Lonesome, a giant in every sense

LONESOME GEORGE passed away ‘peacefully’ at the Charles Darwin Research Centre in the Galapagos.

In Sept 2001, I had the pleasure of meeting the reclusive celebrity. Conversation isn’t a giant tortoise thing and we didn’t establish an enduring relationship but I feel I owe him an obituary.

The islands of the Galapagos, a thousand kilometres off the west coast of Ecuador, are the tips of undersea volcanoes. Fourteen large and innumerable small ones are spread over a sea area the size of Munster. In the primordial past, tortoises arrived in the archipelago, probably carried on driftwood from mainland South America. These plant eaters colonised the larger islands, each of which has its own unique eco-system. Over countless millennia, the tortoises evolved into distinct sub-species.

The ‘island rule’ states that small creatures arriving on islands, where they don’t have enemies or competition, become larger. The dodo, for example, was a huge flightless pigeon. The giant rats of Tenerife and Gran Canaria were the size of rabbits. Like the dodo, they are no longer with us; the cats we brought in saw to that. The most famous living examples of ‘gigantism’ are the giant tortoises of Pacific and Indian Ocean islands.

The Galapagos were discovered by accident in 1535, when a ship carrying Tomás de Berlanga, bishop of Panama, drifted off course. Soon, ships were calling to take on water and tortoises. The reptiles were stacked, one on top of the other, in the holds of the vessels. Capable of surviving without food or water, they provided fresh meat. Exploitation rendered three of the 14 giant tortoise sub-species extinct. With George’s demise, a fourth has been added.

Pinta is the most northerly of the larger islands. It was thought that its tortoises were gone. Then, in 1972, George was discovered. He was taken to the Darwin Centre, on Santa Cruz Island, where he was been ever since. Meanwhile, a search got underway on Pinta in the hope of finding a female. It was not to be. George was the sole survivor of his race. In 1993, with hopes of finding a pure-bred partner finally abandoned, two females from other islands were introduced to George. They belonged to races closely related to the Pinta one. Offspring he might have produced with them would have a 50% complement of Pinta genes, offering a partial victory over extinction. George, however, had other plans. He had taken a vow of celibacy; eggs were produced on two occasions but they proved to be infertile. He was about 100 years old when he died, not a great age for a tortoise; one which Captain Cook is said to have presented to the Tongan royal family, died in 1977 at the age of 226.

So the Pinta sub-species of tortoise, it would seem, is gone for ever. There is, however, a tiny glimmer of hope, if the findings of a paper published by 13 scientists in the journal Current Biology earlier this year, are to be believed.

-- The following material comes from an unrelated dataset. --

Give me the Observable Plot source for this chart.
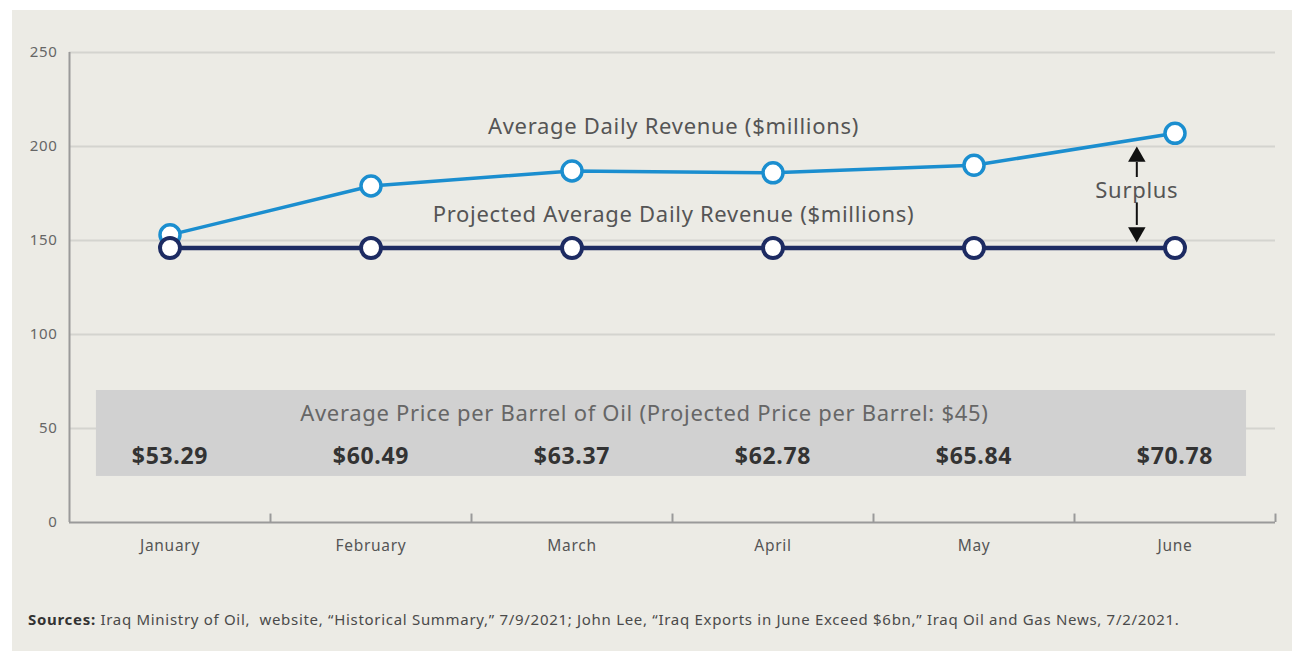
<!DOCTYPE html>
<html>
<head>
<meta charset="utf-8">
<script src="https://cdn.jsdelivr.net/npm/d3@7"></script>
<script src="https://cdn.jsdelivr.net/npm/@observablehq/plot@0.6"></script>
<style>
  html, body { margin: 0; padding: 0; background: #ffffff; }
  #panel {
    position: absolute; left: 12px; top: 10px; width: 1280px; height: 641px;
    background: #ecebe5; font-family: "Noto Sans", "Open Sans", sans-serif;
  }
  #chart { position: absolute; left: 0; top: 0; }
  #chart svg text { letter-spacing: 0.7px; }
  #caption {
    position: absolute; left: 16px; top: 599px; font-size: 15px; color: #4a4a4a;
    white-space: nowrap; letter-spacing: 0.7px;
  }
  #caption b { font-weight: 700; color: #333; }
</style>
</head>
<body>
<div id="panel">
  <div id="chart"></div>
  <div id="caption"><b>Sources:</b> Iraq Ministry of Oil,&nbsp; website, “Historical Summary,” 7/9/2021; John Lee, “Iraq Exports in June Exceed $6bn,” Iraq Oil and Gas News, 7/2/2021.</div>
</div>
<script>
// ---- data ----
const months = ["January", "February", "March", "April", "May", "June"];
const actualRevenue = [153, 179, 187, 186, 190, 207];
const projectedRevenue = [146, 146, 146, 146, 146, 146];
const barrelPrices = ["$53.29", "$60.49", "$63.37", "$62.78", "$65.84", "$70.78"];
const yTicks = [0, 50, 100, 150, 200, 250];
const actualLabel = "Average Daily Revenue ($millions)";
const projectedLabel = "Projected Average Daily Revenue ($millions)";
const boxTitle = "Average Price per Barrel of Oil (Projected Price per Barrel: $45)";
const surplusLabel = "Surplus";

// ---- derived tables ----
const idx = months.map((_, i) => i);
const actual = idx.map(i => ({i, v: actualRevenue[i]}));
const projected = idx.map(i => ({i, v: projectedRevenue[i]}));
const prices = idx.map(i => ({i, p: barrelPrices[i]}));
const boundaries = idx.map(i => i + 0.5);

const blue = "#1b8ecf";
const navy = "#1d2b62";
const gray = "#666";

const chart = Plot.plot({
  width: 1280,
  height: 560,
  marginLeft: 57,
  marginRight: 17,
  marginTop: 42,
  marginBottom: 48,
  style: {background: "transparent", fontFamily: "'Noto Sans', 'Open Sans', sans-serif", overflow: "visible"},
  x: {domain: [-0.5, 5.5], axis: null},
  y: {domain: [0, 250], axis: null},
  marks: [
    Plot.gridY(yTicks.slice(1), {stroke: "#d4d4cf", strokeWidth: 2, strokeOpacity: 1}),
    Plot.axisY({ticks: yTicks, tickSize: 0, tickPadding: 12, fontSize: 15, color: "#666", label: null}),
    // price box
    Plot.rect([{}], {x1: -0.366, x2: 5.356, y1: 24.5, y2: 70.2, fill: "#d1d1d1"}),
    Plot.text([boxTitle], {x: 2.36, y: 58, text: d => d, fontSize: 22, fill: gray}),
    Plot.text(prices, {x: "i", y: 35.2, text: "p", fontSize: 23, fontWeight: "bold", fill: "#333"}),
    // axes frame
    Plot.ruleY([0], {x1: -0.5, x2: 5.5, stroke: "#9a9a9a", strokeWidth: 2}),
    Plot.ruleX([-0.5], {y1: 0, y2: 250, stroke: "#9a9a9a", strokeWidth: 2}),
    Plot.ruleX(boundaries, {y1: 0, y2: 4.5, stroke: "#9a9a9a", strokeWidth: 2}),
    Plot.axisX({ticks: idx, tickFormat: i => months[i], tickSize: 0, tickPadding: 17, fontSize: 15.5, color: "#555", label: null}),
    // lines
    Plot.line(actual, {x: "i", y: "v", stroke: blue, strokeWidth: 3.5}),
    Plot.dot(actual, {x: "i", y: "v", r: 10, fill: "white", stroke: blue, strokeWidth: 3.5}),
    Plot.line(projected, {x: "i", y: "v", stroke: navy, strokeWidth: 4.5}),
    Plot.dot(projected, {x: "i", y: "v", r: 10, fill: "white", stroke: navy, strokeWidth: 4}),
    // labels
    Plot.text([actualLabel], {x: 2.505, y: 210.5, text: d => d, fontSize: 22, fill: "#555"}),
    Plot.text([projectedLabel], {x: 2.505, y: 163.5, text: d => d, fontSize: 22, fill: "#555"}),
    // surplus annotation
    Plot.text([surplusLabel], {x: 4.81, y: 176.6, text: d => d, fontSize: 22, fill: "#555"}),
    Plot.ruleX([4.81], {y1: 183.5, y2: 191.5, stroke: "#111", strokeWidth: 2}),
    Plot.dot([4.81], {x: d => d, y: 194.6, symbol: "triangle", r: 6.5, fill: "#111", stroke: "none"}),
    Plot.ruleX([4.81], {y1: 158, y2: 170, stroke: "#111", strokeWidth: 2}),
    Plot.dot([4.81], {x: d => d, y: 154.3, symbol: "triangle", r: 6.5, rotate: 180, fill: "#111", stroke: "none"})
  ]
});
document.getElementById("chart").appendChild(chart);
</script>
</body>
</html>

In 1996, blood samples were taken from 1,600 tortoises on Isabela, the largest Galapagos island. DNA analysis of these revealed ‘genetic signatures’ of the extinct Floriana race among 11 hybrid individuals. This led the authors to speculate that pure-bred Floriana tortoises are ‘very likely still alive’ on Isabela and that ‘they could constitute core founders of a captive breeding programme directed towards resurrecting this species’.

But how did Floreana tortoises come to be on Isabela? Floreana, a relatively small island southeast of Isabela, has something which is very rare on Galapagos; a source of fresh water. Mariners, calling there to fill their ship’s tanks, helped themselves to tortoises as well. Within 10 years of Darwin’s visit to Floreana, its unique race of tortoise was gone. It’s suggested that, occasionally, captured Floreana tortoises fell from ships and swam ashore as they passed Isabella. There is little hope that members of George’s tribe have survived elsewhere, but samples of his DNA are being preserved. With advances in genetic engineering, who knows what will be possible in the future?